Try to stay with my crazy way of thinking.
The Castile bar was $2.48 and I used 1/4 of the bar, =.62 cents. The borax was .28 cents for 2 ounces and the washing soda was .34 cents for 2 ounces. My math would be $1.24 for the soap portion.
Mr. DD. stated I needed to calculate the cost of the water. So yes, we looked at our water bill and we pay 1.79 for 100 cubic feet of water. There are 748 gallons of water in 100 cubic feet. There are 128 ounces in a gallon of water so that means there is a HUGE amount of ounces of water in 100 cubic feet. So at this point, I asked Mr. DD if I could just add a penny on my amount and call it good.
Yes, we really had this crazy conversation and yes, he really went and pulled out our water bill to see how much we pay. Thank goodness for the ability to Google these crazy questions and to be able to convert measurements. Where would we be without the internet?

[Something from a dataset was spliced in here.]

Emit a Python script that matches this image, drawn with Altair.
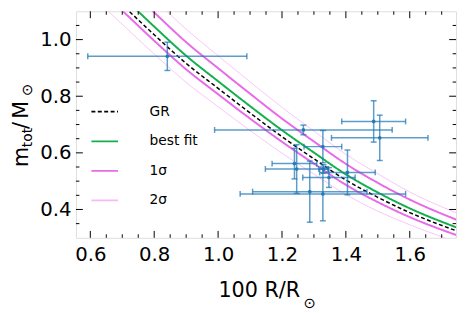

I make 176 ounces of laundry detergent for $1.25. I priced Arm & Hammer 210 ounces for $9.98 at my local Sam’s club.
UPDATE 2021: I now use organic soap flakes which cost more than castile so my new cost is $2.65 for 150 ounces
OK, so if you are still with me, the answer is YES, it is very cost-effective to make your own. Not to mention you are not buying another plastic container each time you make your own, that is helping my house be a little greener.
Here is my homemade fabric softener recipe.
Saving the Environment
Some of you may be more interested in saving the plastic from going to landfills. I have calculated that I have saved 28 large(150 ounces) plastic laundry soap bottles from going to the landfill. If I do 6 loads of laundry a week using 2 ounces of laundry soap in each load. I would be using 4 large bottles in a year. Over the 7 years I have been making my own detergent would be 28 bottles.
Did you know it takes 500-1000 years for heavy duty plastic laundry soap bottles to break down in the environment?
No matter your reason for making your own laundry detergent, you need to try this recipe.